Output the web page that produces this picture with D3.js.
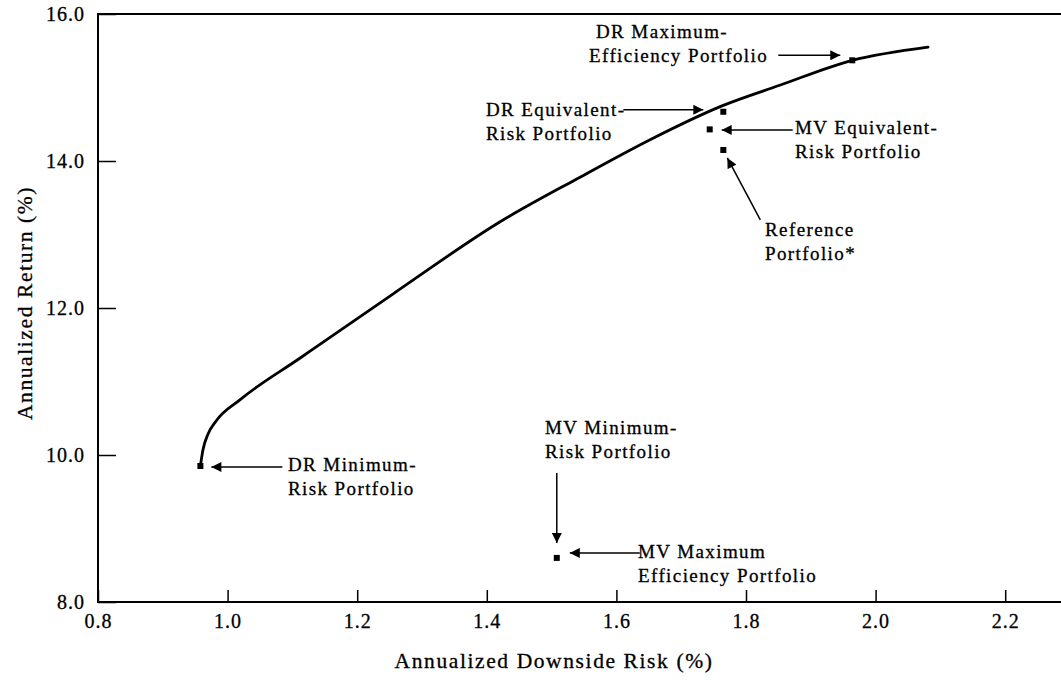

# # # # #

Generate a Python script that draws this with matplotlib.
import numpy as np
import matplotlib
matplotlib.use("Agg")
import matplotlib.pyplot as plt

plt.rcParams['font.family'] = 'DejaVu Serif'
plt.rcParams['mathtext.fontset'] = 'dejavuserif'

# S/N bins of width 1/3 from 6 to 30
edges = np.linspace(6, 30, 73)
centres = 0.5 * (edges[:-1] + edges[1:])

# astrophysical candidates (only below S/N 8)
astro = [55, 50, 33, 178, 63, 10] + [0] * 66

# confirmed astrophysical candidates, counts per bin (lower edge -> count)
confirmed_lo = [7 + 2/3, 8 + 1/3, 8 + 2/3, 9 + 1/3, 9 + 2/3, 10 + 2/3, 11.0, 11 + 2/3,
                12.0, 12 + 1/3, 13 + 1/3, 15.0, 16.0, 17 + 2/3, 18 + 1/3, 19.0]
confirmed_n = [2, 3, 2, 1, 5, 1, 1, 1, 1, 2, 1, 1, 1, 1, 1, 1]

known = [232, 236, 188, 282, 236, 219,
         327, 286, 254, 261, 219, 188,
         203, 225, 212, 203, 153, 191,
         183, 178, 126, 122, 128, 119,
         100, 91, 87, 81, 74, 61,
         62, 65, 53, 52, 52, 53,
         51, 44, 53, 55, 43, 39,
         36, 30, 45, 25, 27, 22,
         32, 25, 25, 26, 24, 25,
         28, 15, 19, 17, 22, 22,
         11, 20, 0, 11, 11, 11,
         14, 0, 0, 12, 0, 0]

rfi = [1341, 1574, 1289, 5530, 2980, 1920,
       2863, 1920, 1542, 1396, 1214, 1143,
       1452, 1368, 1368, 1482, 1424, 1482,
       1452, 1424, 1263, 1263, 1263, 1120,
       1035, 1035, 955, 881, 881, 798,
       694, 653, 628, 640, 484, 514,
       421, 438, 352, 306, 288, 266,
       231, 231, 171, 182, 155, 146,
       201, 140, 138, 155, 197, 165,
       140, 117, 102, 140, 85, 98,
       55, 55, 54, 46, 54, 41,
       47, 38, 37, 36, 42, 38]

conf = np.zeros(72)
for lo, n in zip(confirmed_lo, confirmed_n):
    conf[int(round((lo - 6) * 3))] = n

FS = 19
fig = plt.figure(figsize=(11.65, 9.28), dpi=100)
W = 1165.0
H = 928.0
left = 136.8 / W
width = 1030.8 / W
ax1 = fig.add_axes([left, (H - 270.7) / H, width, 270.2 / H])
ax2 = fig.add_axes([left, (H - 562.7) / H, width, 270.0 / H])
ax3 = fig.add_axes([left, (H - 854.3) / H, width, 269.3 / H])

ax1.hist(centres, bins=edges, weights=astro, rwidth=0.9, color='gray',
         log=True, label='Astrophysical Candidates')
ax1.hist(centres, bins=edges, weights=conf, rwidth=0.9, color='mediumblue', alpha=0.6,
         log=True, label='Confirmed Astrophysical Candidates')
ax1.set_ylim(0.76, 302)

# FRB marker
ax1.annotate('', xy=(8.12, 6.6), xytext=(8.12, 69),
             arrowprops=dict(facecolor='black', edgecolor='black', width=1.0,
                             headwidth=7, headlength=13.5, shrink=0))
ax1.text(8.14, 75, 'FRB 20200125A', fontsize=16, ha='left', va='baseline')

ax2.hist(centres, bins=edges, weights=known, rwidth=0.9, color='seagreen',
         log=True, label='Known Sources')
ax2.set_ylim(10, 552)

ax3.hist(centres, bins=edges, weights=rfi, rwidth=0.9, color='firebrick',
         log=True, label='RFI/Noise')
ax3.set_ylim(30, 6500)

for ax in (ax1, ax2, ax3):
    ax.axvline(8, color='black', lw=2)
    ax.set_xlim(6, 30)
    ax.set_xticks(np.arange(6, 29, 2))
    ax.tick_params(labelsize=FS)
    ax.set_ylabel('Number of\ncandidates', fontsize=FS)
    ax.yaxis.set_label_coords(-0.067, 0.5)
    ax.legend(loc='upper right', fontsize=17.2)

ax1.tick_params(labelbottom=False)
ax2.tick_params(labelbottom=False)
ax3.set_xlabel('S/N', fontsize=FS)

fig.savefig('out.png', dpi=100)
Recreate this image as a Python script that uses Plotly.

# # # # #

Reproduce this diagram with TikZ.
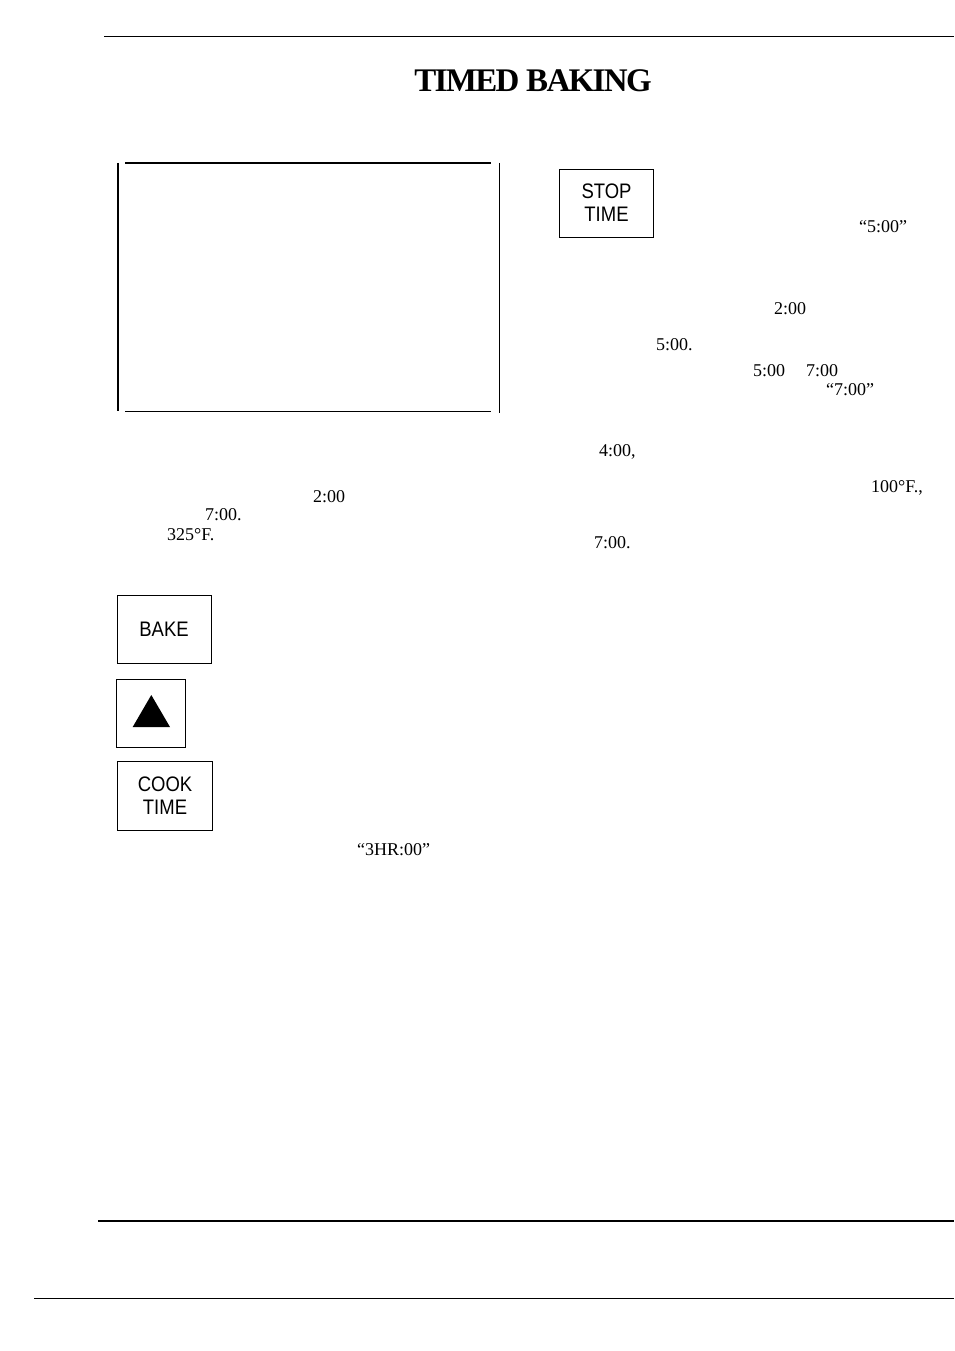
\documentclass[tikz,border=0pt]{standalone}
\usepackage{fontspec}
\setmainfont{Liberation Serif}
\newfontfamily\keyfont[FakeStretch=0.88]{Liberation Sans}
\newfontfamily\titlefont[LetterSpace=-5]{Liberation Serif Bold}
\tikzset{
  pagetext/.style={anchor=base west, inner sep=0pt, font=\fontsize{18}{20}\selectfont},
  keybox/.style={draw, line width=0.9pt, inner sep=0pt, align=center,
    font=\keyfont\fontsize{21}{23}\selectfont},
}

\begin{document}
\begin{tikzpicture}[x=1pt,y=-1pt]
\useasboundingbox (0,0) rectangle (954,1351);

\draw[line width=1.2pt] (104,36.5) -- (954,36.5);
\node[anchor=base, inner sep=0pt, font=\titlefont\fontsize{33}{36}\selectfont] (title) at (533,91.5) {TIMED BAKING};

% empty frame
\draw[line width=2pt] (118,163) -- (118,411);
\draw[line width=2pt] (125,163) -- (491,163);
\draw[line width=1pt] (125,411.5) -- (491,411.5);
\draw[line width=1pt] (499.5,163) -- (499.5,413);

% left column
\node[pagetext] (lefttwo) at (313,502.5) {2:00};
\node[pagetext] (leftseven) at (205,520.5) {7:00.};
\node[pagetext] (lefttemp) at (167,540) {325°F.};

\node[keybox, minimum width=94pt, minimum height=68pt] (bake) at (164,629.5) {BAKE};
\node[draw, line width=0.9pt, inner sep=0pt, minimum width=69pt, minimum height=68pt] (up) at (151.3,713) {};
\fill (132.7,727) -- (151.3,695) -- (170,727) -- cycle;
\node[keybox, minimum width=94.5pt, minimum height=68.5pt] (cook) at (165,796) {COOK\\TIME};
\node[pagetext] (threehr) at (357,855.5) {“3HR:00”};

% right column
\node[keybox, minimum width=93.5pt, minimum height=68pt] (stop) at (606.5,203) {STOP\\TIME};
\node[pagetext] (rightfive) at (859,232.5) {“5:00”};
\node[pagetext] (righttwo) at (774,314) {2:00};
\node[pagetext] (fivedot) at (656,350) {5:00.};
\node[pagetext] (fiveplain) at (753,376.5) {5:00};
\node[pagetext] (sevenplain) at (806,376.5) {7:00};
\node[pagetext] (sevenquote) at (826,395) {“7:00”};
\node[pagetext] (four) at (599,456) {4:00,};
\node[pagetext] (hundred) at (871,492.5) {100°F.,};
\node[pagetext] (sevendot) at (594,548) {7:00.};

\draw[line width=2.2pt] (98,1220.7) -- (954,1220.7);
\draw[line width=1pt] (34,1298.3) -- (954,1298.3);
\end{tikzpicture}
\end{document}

# # # # #

### [Objective]
Scan the listing above and copy all lines containing the word "that".

### [Output for this exercise]
Output the web page that produces this picture with D3.js.
Generate a Python script that draws this with matplotlib.
Recreate this image as a Python script that uses Plotly.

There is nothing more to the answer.